Clearstream : Dominique de Villepin ouvre les hostilités
22/09/09
Au premier jour du procès, les avocats de l'ex-Premier ministre et du président de la République se sont affrontés sur la légalité de la constitution de partie civile de Nicolas Sarkozy.
La file de badauds s'étend jusqu'à la Seine, les camions de retransmission télévisée cernent le Palais de justice et, à l'intérieur, le ballet des avocats a commencé devant les caméras : c'est la foule des grands jours pour une affaire hors normes. Le procès Clearstream a débuté hier. Durant un mois, le tribunal correctionnel va devoir démêler cet incroyable imbroglio judiciaire, où Dominique de Villepin est soupçonné d'avoir participé à une machination visant, selon l'accusation, à déstabiliser Nicolas Sarkozy, en lui attribuant ainsi qu'à d'autres personnalités des comptes occultes au sein de la chambre de compensation luxembourgeoise.

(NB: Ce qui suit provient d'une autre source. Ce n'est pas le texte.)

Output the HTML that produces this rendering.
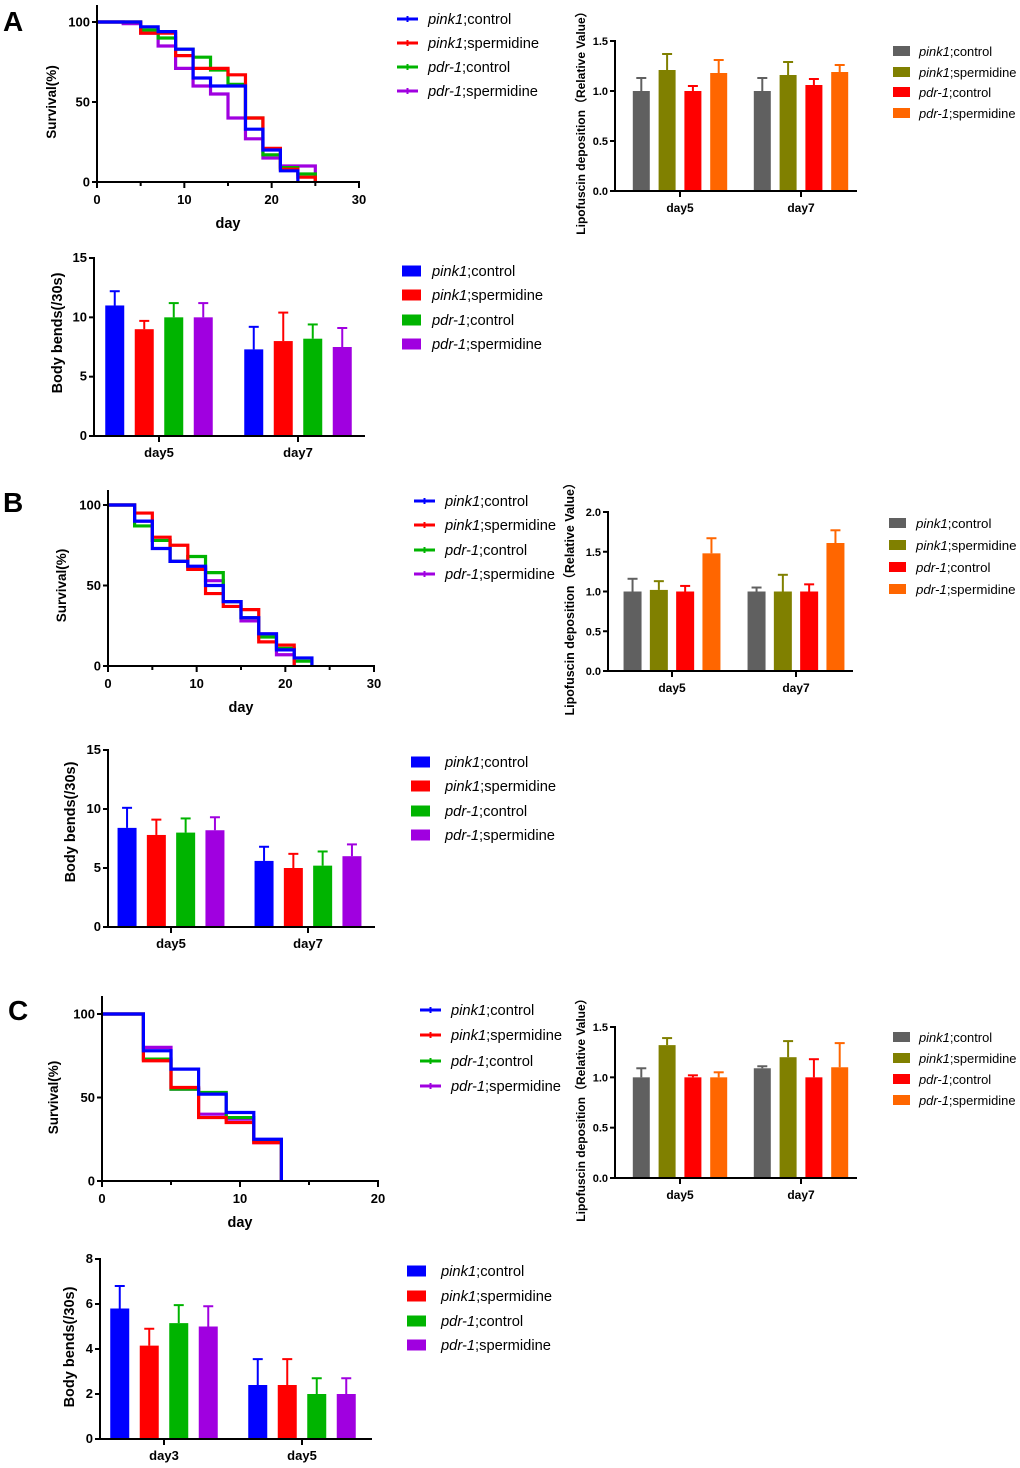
<!DOCTYPE html>
<html><head><meta charset="utf-8">
<style>
body{margin:0;background:#fff;}
svg{display:block;font-family:"Liberation Sans",Arial,sans-serif;}
</style></head>
<body>
<svg id="fig" width="1020" height="1468" viewBox="0 0 1020 1468" xmlns="http://www.w3.org/2000/svg">
<text x="3" y="31" font-size="28" font-weight="bold">A</text>
<text x="3" y="512" font-size="28" font-weight="bold">B</text>
<text x="8" y="1020" font-size="28" font-weight="bold">C</text>
</svg>
<script>
// ===== Data =====
const survTimesA=[0,3,5,7,9,11,13,15,17,19,21,23,25];
const survBlueA=[100,100,97,94,83,65,60,60,33,20,7,0,0];
const survRedA=[100,100,93,93,79,71,71,67,40,21,8,3,0];
const survGreenA=[100,100,95,90,83,78,70,61,40,17,9,5,0];
const survPurpleA=[100,99,93,85,71,60,55,40,27,15,10,10,0];

const survTimesB=[0,3,5,7,9,11,13,15,17,19,21,23];
const survBlueB=[100,90,73,65,62,50,40,30,20,10,5,0];
const survRedB=[100,95,80,75,60,45,37,35,15,13,0,0];
const survGreenB=[100,87,78,65,68,58,40,30,18,11,3,0];
const survPurpleB=[100,90,78,65,61,53,40,28,20,7,0,0];

const survTimesC=[0,3,5,7,9,11,13];
const survBlueC=[100,78,67,52,41,25,0];
const survRedC=[100,72,56,38,35,23,0];
const survGreenC=[100,73,55,53,38,24,0];
const survPurpleC=[100,80,55,40,37,23,0];

const survXTicksAB=[0,10,20,30];
const survXTicksC=[0,10,20];
const survYTicks=[0,50,100];

const lipoGroupsAB=["day5","day7"];
const lipoMeanA=[1.0,1.21,1.0,1.18, 1.0,1.16,1.06,1.19];
const lipoErrA=[0.13,0.16,0.05,0.13, 0.13,0.13,0.06,0.07];
const lipoMeanB=[1.0,1.02,1.0,1.48, 1.0,1.0,1.0,1.61];
const lipoErrB=[0.16,0.11,0.07,0.19, 0.05,0.21,0.09,0.16];
const lipoMeanC=[1.0,1.32,1.0,1.0, 1.09,1.2,1.0,1.1];
const lipoErrC=[0.09,0.07,0.02,0.05, 0.02,0.16,0.18,0.24];
const lipoTicksAC=["0.0","0.5","1.0","1.5"];
const lipoTicksB=["0.0","0.5","1.0","1.5","2.0"];

const bendGroupsAB=["day5","day7"];
const bendGroupsC=["day3","day5"];
const bendMeanA=[11,9,10,10, 7.3,8,8.2,7.5];
const bendErrA=[1.2,0.7,1.2,1.2, 1.9,2.4,1.2,1.6];
const bendMeanB=[8.4,7.8,8.0,8.2, 5.6,5.0,5.2,6.0];
const bendErrB=[1.7,1.3,1.2,1.1, 1.2,1.2,1.2,1.0];
const bendMeanC=[5.8,4.15,5.15,5.0, 2.4,2.4,2.0,2.0];
const bendErrC=[1.0,0.75,0.8,0.9, 1.15,1.15,0.7,0.7];
const bendTicksAB=["0","5","10","15"];
const bendTicksC=["0","2","4","6","8"];

const seriesGenes=["pink1","pink1","pdr-1","pdr-1"];
const seriesTreat=[";control",";spermidine",";control",";spermidine"];

// ===== Drawing =====
const NS='http://www.w3.org/2000/svg';
const svg=document.getElementById('fig');
function el(tag,attrs,parent){const e=document.createElementNS(NS,tag);for(const k in attrs)e.setAttribute(k,attrs[k]);(parent||svg).appendChild(e);return e;}
const survColors=['#0000ff','#ff0000','#00b400','#a000e0'];
const bendColors=['#0000ff','#ff0000','#00b400','#a000e0'];
const lipoColors=['#606060','#808000','#ff0000','#ff6600'];

function legendText(x,y,i,size,parent){
  const t=el('text',{x:x,y:y+5,'font-size':size},parent);
  
  
  const a=el('tspan',{'font-style':'italic'},t);a.textContent=seriesGenes[i];
  const b=el('tspan',{},t);b.textContent=seriesTreat[i];
}

function survival(c,times,series,xticks){
  const g=el('g',{});
  
  
  const sx=t=>c.x0+(t/c.xmax)*(c.x1-c.x0);
  const sy=v=>c.y0-(v/100)*(c.y0-c.y100);
  for(let s=series.length-1;s>=0;s--){
    const v=series[s];let d='M'+sx(times[0])+','+sy(v[0]);
    for(let i=1;i<times.length;i++){d+=' H'+sx(times[i])+' V'+sy(v[i]);if(v[i]===0)break;}
    const p=el('path',{d:d,fill:'none',stroke:survColors[s],'stroke-width':3.2,'stroke-linejoin':'miter'},g);
    
    
  }
  const ya=el('line',{x1:c.x0,y1:c.yTop,x2:c.x0,y2:c.y0+1,stroke:'#000','stroke-width':2},g);
  
  
  const xa=el('line',{x1:c.x0-1,y1:c.y0,x2:c.x1+1,y2:c.y0,stroke:'#000','stroke-width':2},g);
  
  
  survYTicks.forEach(v=>{
    el('line',{x1:c.x0-5,y1:sy(v),x2:c.x0,y2:sy(v),stroke:'#000','stroke-width':2},g);
    const t=el('text',{x:c.x0-7,y:sy(v)+4.5,'font-size':13,'font-weight':'bold','text-anchor':'end'},g);
    
    
    t.textContent=v;
  });
  for(let tv=0;tv<=c.xmax;tv+=5){
    const major=xticks.indexOf(tv)>=0;
    el('line',{x1:sx(tv),y1:c.y0,x2:sx(tv),y2:c.y0+(major?6:4),stroke:'#000','stroke-width':2},g);
  }
  xticks.forEach(v=>{
    const t=el('text',{x:sx(v),y:c.y0+22,'font-size':13,'font-weight':'bold','text-anchor':'middle'},g);
    
    
    t.textContent=v;
  });
  const xt=el('text',{x:(c.x0+c.x1)/2,y:c.y0+46,'font-size':14.5,'font-weight':'bold','text-anchor':'middle'},g);
  
  
  xt.textContent='day';
  const yt=el('text',{x:0,y:0,'font-size':13.5,'font-weight':'bold','text-anchor':'middle',transform:`translate(${c.ytx},${(c.y0+c.y100)/2}) rotate(-90)`},g);
  
  
  yt.textContent='Survival(%)';
  c.legY.forEach((ly,i)=>{
    const l=el('line',{x1:c.legX,y1:ly,x2:c.legX+21,y2:ly,stroke:survColors[i],'stroke-width':3},g);
    
    
    el('line',{x1:c.legX+10.5,y1:ly-3,x2:c.legX+10.5,y2:ly+3,stroke:survColors[i],'stroke-width':2},g);
    legendText(c.legX+31,ly,i,14.7,g);
  });
}

function bars(c,groups,mean,err,ticks,colors,title){
  const g=el('g',{});
  
  
  const vmax=parseFloat(ticks[ticks.length-1]);
  const sy=v=>c.y0-(v/vmax)*(c.y0-c.yTop);
  groups.forEach((gn,gi)=>{
    for(let i=0;i<4;i++){
      const k=gi*4+i;const cx=c.gx[gi]+(i-1.5)*c.sp;
      const e=el('line',{x1:cx,y1:sy(mean[k]),x2:cx,y2:sy(mean[k]+err[k]),stroke:colors[i],'stroke-width':2},g);
      
      
      el('line',{x1:cx-5,y1:sy(mean[k]+err[k]),x2:cx+5,y2:sy(mean[k]+err[k]),stroke:colors[i],'stroke-width':2},g);
      const r=el('rect',{x:cx-c.bw/2,y:sy(mean[k]),width:c.bw,height:c.y0-sy(mean[k]),fill:colors[i]},g);
      
      
    }
    el('line',{x1:c.gx[gi],y1:c.y0,x2:c.gx[gi],y2:c.y0+6,stroke:'#000','stroke-width':2},g);
    const t=el('text',{x:c.gx[gi],y:c.y0+21,'font-size':c.xfs,'font-weight':'bold','text-anchor':'middle'},g);
    
    
    t.textContent=gn;
  });
  const ya=el('line',{x1:c.x0,y1:c.yTop-1,x2:c.x0,y2:c.y0+1,stroke:'#000','stroke-width':2},g);
  
  
  const xa=el('line',{x1:c.x0-1,y1:c.y0,x2:c.x1,y2:c.y0,stroke:'#000','stroke-width':2},g);
  
  
  ticks.forEach(tv=>{
    const y=sy(parseFloat(tv));
    el('line',{x1:c.x0-5,y1:y,x2:c.x0,y2:y,stroke:'#000','stroke-width':2},g);
    const t=el('text',{x:c.x0-7,y:y+4,'font-size':c.tfs,'font-weight':'bold','text-anchor':'end'},g);
    
    
    t.textContent=tv;
  });
  const yt=el('text',{x:0,y:0,'font-size':c.yfs,'font-weight':'bold','text-anchor':'middle',transform:`translate(${c.ytx},${c.yty}) rotate(-90)`},g);
  
  
  yt.textContent=title;
  c.legY.forEach((ly,i)=>{
    const r=el('rect',{x:c.legX,y:ly-c.ls/2,width:c.lw,height:c.ls,fill:colors[i]},g);
    
    
    legendText(c.legX+c.lw+c.lgap,ly,i,c.lfs,g);
  });
}

survival({x0:97,x1:359,xmax:30,y0:182,y100:22,yTop:5,ytx:56,legX:397,legY:[19,43,67,91]},survTimesA,[survBlueA,survRedA,survGreenA,survPurpleA],survXTicksAB);
survival({x0:108,x1:374,xmax:30,y0:666,y100:505,yTop:490,ytx:66,legX:414,legY:[501,525,550,574]},survTimesB,[survBlueB,survRedB,survGreenB,survPurpleB],survXTicksAB);
survival({x0:102,x1:378,xmax:20,y0:1181,y100:1014,yTop:996,ytx:58,legX:420,legY:[1010,1035,1061,1086]},survTimesC,[survBlueC,survRedC,survGreenC,survPurpleC],survXTicksC);

const lipoTitle='Lipofuscin deposition（Relative Value）';
bars({x0:615,x1:857,y0:191,yTop:41,gx:[680,801],sp:25.8,bw:17,tfs:11,xfs:12,yfs:12,ytx:585,yty:120,legX:893,legY:[51,72,92,113],lw:17,ls:10,lgap:9,lfs:12.9},lipoGroupsAB,lipoMeanA,lipoErrA,lipoTicksAC,lipoColors,lipoTitle);
bars({x0:608,x1:853,y0:671,yTop:512,gx:[672,796],sp:26.3,bw:18,tfs:11,xfs:12,yfs:12.5,ytx:574,yty:596,legX:889,legY:[523,545,567,589],lw:17,ls:10,lgap:10,lfs:13.3},lipoGroupsAB,lipoMeanB,lipoErrB,lipoTicksB,lipoColors,lipoTitle);
bars({x0:615,x1:857,y0:1178,yTop:1027,gx:[680,801],sp:25.8,bw:17,tfs:11,xfs:12,yfs:12,ytx:585,yty:1107,legX:893,legY:[1037,1058,1079,1100],lw:17,ls:10,lgap:9,lfs:12.9},lipoGroupsAB,lipoMeanC,lipoErrC,lipoTicksAC,lipoColors,lipoTitle);

const bendTitle='Body bends(/30s)';
bars({x0:94,x1:365,y0:436,yTop:258,gx:[159,298],sp:29.5,bw:19,tfs:13,xfs:13,yfs:14.5,ytx:62,yty:333,legX:402,legY:[271,295,320,344],lw:19,ls:11,lgap:11,lfs:14.7},bendGroupsAB,bendMeanA,bendErrA,bendTicksAB,bendColors,bendTitle);
bars({x0:108,x1:375,y0:927,yTop:750,gx:[171,308],sp:29.3,bw:19,tfs:13,xfs:13,yfs:14.5,ytx:75,yty:822,legX:411,legY:[762,786,811,835],lw:19,ls:11,lgap:15,lfs:14.7},bendGroupsAB,bendMeanB,bendErrB,bendTicksAB,bendColors,bendTitle);
bars({x0:100,x1:372,y0:1439,yTop:1259,gx:[164,302],sp:29.5,bw:19,tfs:13,xfs:13,yfs:14.5,ytx:74,yty:1347,legX:407,legY:[1271,1296,1321,1345],lw:19,ls:11,lgap:15,lfs:14.7},bendGroupsC,bendMeanC,bendErrC,bendTicksC,bendColors,bendTitle);
</script>
</body></html>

Au premier jour d'audience, chacun se jauge, s'analyse. Ils savent que les débats vont être durs, violents. Et cela ne traîne pas. Dominique de Villepin, principal prévenu dans l'affaire, n'a pas encore pénétré à l'intérieur de la salle d'audience, qu'assailli par les journalistes dans l'immense hall des pas perdus du palais de justice de Paris, applaudi par les badauds, il s'arrête et solennel, presque théâtral, le visage grave, il déclare : , lance-t-il, mâchoires serrées. Puis il pénètre dans la salle d'audience suivi de sa femme, de ses deux filles et de son fils. Le combat peut commencer« enfin », dit Henri Leclerc, l'avocat de l'ancien Premier ministre. Cet avocat hors norme n'a pas été choisi par hasard. C'est une figure du barreau, ancien président de la Ligue des droits de l'homme.
« Après tout ce tintamarre, toutes ces rumeurs, Dominique de Villepin demande à être jugé, et je défends un homme comme je l'ai fait souvent », dit-il au président du tribunal, Dominique Pauthe. Mais il veut « une procédure équitable », estimant que la présence de Nicolas Sarkozy dans ce procès est contraire à« l'égalité des armes ».
Citant un jugement du tribunal de Nanterre, fin juillet, qui avait refusé de se prononcer sur des dommages et intérêts demandés par Nicolas Sarkozy jusqu'à la fin de son mandat, il demande qu'« un tribunal dise effectivement que la partie civile, qui ne peut en aucun cas être poursuivie, ne peut de la même façon descendre dans l'arène au nom des principes » et engager « un combat particulier tout en se parant de sa qualité » de président de la République.
« C'est un peu fort quand même ! », lui répond, furieux, l'avocat de Nicolas Sarkozy.« Jamais rien ni personne, et sûrement pas Nicolas Sarkozy, n'a empêché Dominique de Villepin de contester la constitution de partie civile », de son client. Le chef de l'Etat est« une partie civile comme les autres et M. de Villepin un prévenu comme les autres ». Certes, concède-t-il, en matière de poursuites judiciaires,« il a peut-être été un peu au-delà de ses prédécesseurs », mais il l'a fait au grand jour« sans cagoule et sans intermédiaire ». Pour Thierry Herzog,« la justice fonctionne et il ne suffit pas de s'appeler Nicolas Sarkozy pour gagner ».
Des arguments qui ont convaincu le procureur de la République de Paris, Jean-Claude Marin, qui avait suscité une polémique en se disant convaincu de la culpabilité de Dominique de Villepin. Selon lui,« si Nicolas Sarkozy ne peut être l'objet d'une action en justice, rien n'interdit qu'il soit acteur d'une procédure de justice ». Le tribunal a renvoyé la question au fond… c'est-à-dire à la fin des débats. Les hostilités sont ouvertes.